Finalmente, se quisermos pensar a possibilidade concreta de que as atuais articulações resultem, em 2026 ou quando for o pleito seguinte, na ascensão de Allyson a uma esfera superior (por exemplo, candidatura ao governo do estado), devemos considerar três manchas analíticas:

1) Base eleitoral: a maciça reeleição e a capacidade de agregar vereadores, deputados, e lideranças locais e estaduais.

2) Comunicação e narrativa: a habilidade de converter realizações de gestão em história política.

3) Alianças estratégicas com atores estaduais e federais, que legitimam e ampliam recursos.

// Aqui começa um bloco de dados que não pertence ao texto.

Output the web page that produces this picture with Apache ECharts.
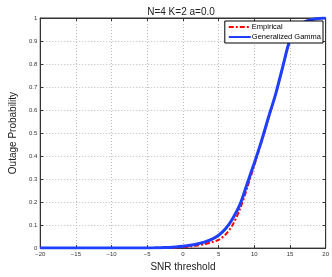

Conjugando esses três vetores, há um modelo explícito para a transposição de liderança municipal a protagonismo estadual, exatamente o tipo de trajetória que, em 1950, soube manipular as engrenagens do poder local e nacional.

Se a história nos serve de advertência, serve também de convite à vigilância democrática. Friso que reconhecer semelhanças não é condenar nem endossar. A literatura que percorri, desde as notas documentais aos ensaios e pesquisas mais recentes, textos memorialísticos, artigos jornalísticos, biografias, entre outras, permite uma leitura plural, a de que oligarquias e lideranças reinventam seus instrumentos conforme o tempo e o eleitorado, por sua vez, responde a promessas de melhora material e a imagens de competência. O problema central não é a existência de lideranças fortes, mas a qualidade dos mecanismos de responsabilização que as amarram ao interesse público.

Encerrando, insisto numa tese: a política potiguar, como a brasileira de um modo geral, revela uma tendência que persiste e se transmuta: homem público, ao tempo em que encarna o desejo de progresso transporta consigo as marcas das estruturas locais, as mesmas que o tornam querido e o tornam perigoso. Enxergar Dix-Sept por meio das lentes da nossa história, é ver a solidez de uma tradição; enxergar Allyson, pelas mesmas lentes e por relatos contemporâneos, é ver a transformação dessa tradição em nova técnica. Entre tradição e técnica, entre clientelas e comunicação, permanece o núcleo do poder e a capacidade humana de criar, por meios razoáveis ou por artimanhas, uma maioria.